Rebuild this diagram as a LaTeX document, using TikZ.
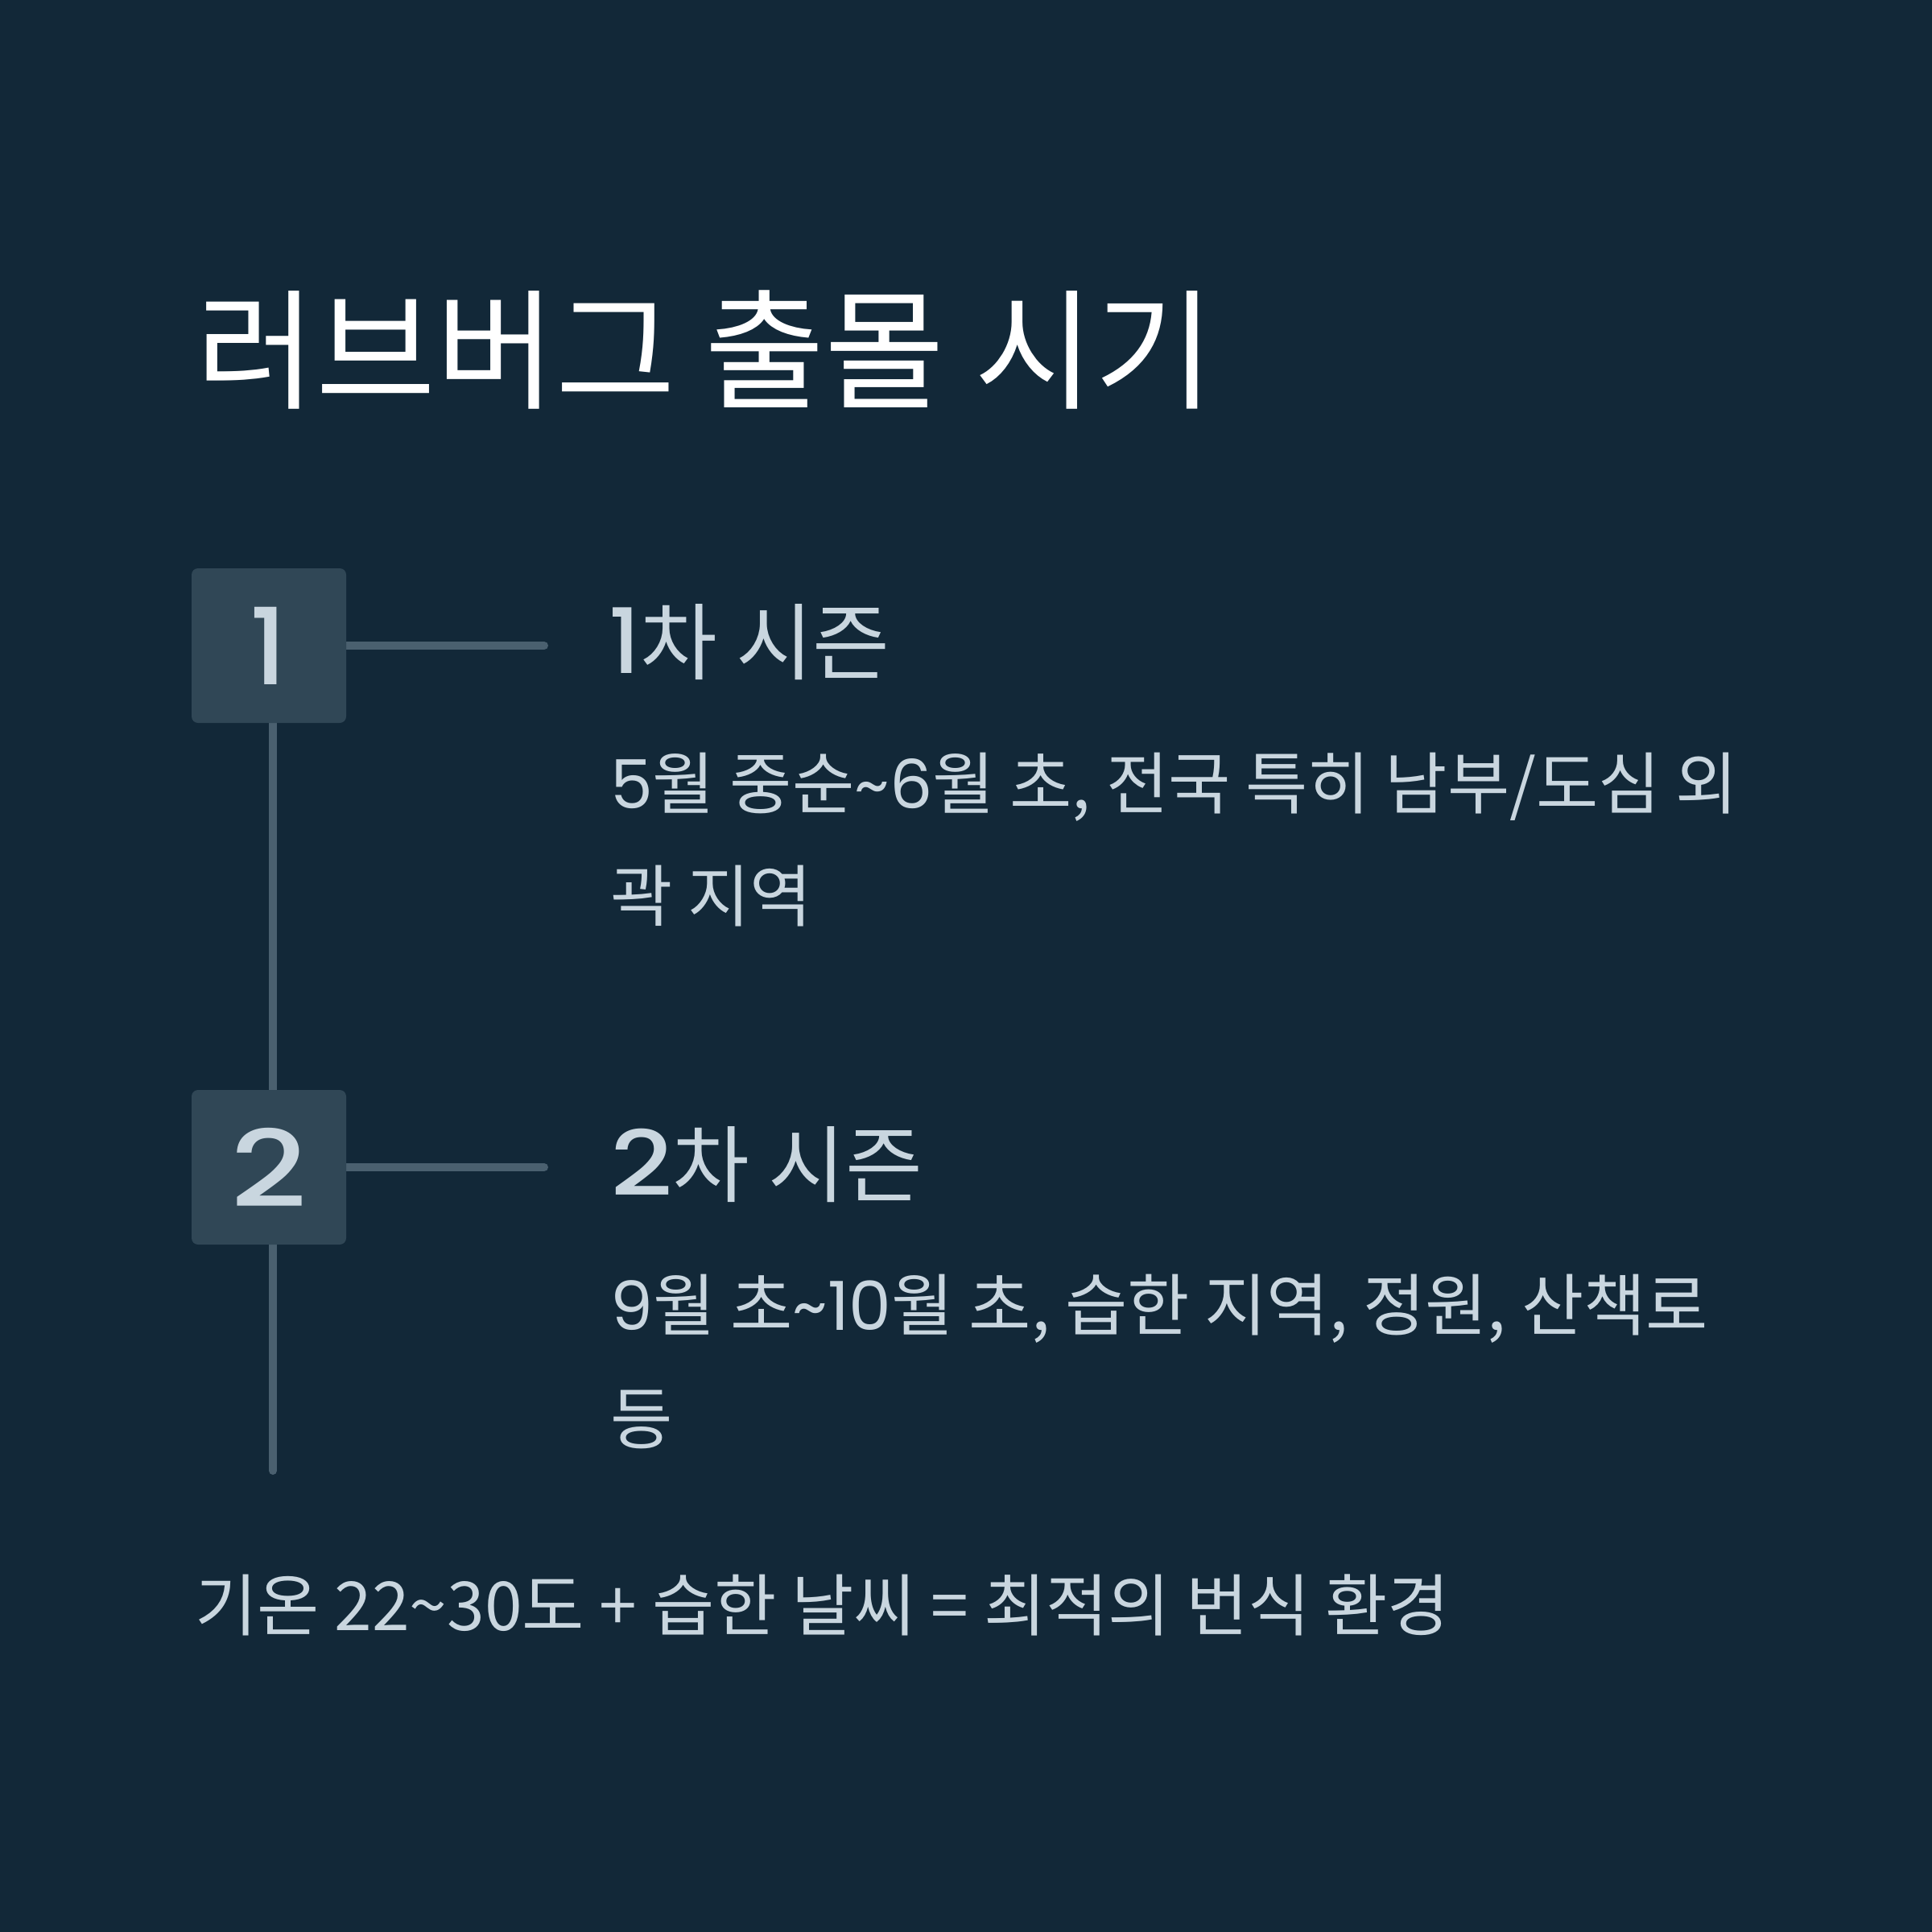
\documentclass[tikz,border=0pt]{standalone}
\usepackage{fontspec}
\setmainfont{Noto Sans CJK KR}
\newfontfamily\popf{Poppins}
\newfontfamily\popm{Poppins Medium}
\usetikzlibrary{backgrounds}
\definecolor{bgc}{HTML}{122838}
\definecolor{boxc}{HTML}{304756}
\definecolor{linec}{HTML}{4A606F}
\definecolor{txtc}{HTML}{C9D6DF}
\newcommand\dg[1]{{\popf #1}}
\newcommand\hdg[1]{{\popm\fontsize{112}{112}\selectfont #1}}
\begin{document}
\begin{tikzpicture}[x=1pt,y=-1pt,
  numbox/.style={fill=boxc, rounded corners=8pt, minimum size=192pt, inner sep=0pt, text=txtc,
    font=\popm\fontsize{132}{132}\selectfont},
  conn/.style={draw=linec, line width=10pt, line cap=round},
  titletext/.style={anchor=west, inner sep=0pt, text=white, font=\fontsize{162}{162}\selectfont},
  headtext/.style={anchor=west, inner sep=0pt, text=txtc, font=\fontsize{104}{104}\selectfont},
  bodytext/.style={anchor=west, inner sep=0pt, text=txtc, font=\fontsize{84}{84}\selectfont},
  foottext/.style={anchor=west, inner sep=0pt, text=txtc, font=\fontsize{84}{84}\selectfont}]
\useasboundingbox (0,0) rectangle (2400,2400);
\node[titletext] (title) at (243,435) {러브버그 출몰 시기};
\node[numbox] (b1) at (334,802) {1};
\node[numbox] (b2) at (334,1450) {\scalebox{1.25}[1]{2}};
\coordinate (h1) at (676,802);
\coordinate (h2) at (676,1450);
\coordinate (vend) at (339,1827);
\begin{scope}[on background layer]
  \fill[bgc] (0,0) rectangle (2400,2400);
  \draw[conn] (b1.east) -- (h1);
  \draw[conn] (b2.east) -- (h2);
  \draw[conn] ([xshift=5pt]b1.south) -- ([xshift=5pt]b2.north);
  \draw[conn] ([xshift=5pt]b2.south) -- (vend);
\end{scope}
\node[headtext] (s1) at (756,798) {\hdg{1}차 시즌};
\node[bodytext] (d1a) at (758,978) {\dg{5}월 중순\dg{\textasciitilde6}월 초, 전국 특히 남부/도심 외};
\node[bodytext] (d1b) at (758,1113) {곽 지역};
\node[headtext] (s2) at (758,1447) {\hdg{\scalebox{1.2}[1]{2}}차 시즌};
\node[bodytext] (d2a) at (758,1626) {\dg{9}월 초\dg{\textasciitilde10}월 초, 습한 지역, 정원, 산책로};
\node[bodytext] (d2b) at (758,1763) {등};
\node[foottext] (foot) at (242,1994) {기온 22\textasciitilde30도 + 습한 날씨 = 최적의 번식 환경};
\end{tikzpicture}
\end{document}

···

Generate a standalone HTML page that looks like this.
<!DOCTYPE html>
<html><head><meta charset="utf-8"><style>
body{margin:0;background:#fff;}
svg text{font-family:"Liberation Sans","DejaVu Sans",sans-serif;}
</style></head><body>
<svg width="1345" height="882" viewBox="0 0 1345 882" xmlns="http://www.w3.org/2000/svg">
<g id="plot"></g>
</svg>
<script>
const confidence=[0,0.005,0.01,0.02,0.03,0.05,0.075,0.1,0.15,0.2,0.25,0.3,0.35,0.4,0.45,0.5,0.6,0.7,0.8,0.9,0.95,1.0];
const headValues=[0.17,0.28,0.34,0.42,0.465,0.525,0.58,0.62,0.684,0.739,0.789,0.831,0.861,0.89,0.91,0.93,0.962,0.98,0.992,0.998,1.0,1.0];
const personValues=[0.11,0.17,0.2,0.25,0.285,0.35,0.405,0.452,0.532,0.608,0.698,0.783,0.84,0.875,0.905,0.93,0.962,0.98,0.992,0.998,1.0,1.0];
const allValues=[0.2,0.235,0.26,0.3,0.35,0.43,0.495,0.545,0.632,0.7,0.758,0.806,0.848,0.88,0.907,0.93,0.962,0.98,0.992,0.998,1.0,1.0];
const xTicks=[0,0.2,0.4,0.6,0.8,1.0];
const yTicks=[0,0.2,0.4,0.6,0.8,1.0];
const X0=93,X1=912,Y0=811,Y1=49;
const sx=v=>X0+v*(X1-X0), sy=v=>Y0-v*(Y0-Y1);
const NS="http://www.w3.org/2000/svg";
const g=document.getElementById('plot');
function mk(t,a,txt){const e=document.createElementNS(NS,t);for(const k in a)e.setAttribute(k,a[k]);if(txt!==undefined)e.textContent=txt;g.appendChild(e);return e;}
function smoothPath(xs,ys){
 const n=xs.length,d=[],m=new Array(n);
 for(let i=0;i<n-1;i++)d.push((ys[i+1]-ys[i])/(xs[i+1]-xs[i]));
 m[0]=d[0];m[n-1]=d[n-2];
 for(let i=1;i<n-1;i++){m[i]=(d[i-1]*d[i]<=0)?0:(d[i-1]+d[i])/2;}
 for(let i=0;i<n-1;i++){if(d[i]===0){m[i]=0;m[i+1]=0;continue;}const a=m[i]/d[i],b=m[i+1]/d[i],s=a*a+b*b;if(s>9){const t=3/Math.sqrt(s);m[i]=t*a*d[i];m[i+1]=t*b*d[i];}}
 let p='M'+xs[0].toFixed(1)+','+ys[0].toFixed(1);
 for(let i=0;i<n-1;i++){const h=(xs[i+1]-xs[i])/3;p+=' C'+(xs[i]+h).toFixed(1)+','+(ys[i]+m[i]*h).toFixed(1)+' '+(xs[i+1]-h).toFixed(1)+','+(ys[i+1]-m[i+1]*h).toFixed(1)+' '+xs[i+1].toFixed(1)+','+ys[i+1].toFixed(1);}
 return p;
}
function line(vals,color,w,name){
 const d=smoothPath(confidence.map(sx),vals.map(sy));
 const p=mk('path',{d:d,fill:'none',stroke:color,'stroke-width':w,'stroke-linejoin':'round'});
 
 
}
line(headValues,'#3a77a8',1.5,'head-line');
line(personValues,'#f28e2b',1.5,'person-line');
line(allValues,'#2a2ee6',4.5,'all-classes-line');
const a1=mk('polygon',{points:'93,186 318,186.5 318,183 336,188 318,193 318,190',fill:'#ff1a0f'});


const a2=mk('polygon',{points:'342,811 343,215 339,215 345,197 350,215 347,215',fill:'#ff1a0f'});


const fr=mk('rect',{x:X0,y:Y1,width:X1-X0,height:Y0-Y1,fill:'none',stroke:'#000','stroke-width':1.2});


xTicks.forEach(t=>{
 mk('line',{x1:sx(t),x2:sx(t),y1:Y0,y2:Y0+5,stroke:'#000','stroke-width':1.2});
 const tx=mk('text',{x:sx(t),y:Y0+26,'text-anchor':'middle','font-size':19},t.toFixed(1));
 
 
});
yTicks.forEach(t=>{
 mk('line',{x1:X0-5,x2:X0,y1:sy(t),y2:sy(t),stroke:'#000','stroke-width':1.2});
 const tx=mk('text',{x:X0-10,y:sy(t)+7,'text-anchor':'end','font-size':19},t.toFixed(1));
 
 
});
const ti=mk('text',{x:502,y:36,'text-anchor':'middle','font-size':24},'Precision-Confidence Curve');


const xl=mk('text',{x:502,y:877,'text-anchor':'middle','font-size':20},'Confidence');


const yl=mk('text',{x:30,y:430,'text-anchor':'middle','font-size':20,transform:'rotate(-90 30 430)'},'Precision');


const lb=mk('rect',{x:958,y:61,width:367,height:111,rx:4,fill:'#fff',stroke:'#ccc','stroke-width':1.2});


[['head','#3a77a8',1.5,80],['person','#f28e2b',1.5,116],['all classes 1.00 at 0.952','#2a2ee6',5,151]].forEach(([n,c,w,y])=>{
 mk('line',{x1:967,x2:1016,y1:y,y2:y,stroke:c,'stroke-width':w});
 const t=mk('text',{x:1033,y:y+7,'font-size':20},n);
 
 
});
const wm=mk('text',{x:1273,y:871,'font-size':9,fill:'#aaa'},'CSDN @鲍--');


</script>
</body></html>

···

Identify every line above that includes the word "standalone", and show those lines.

\documentclass[tikz,border=0pt]{standalone}
Generate a standalone HTML page that looks like this.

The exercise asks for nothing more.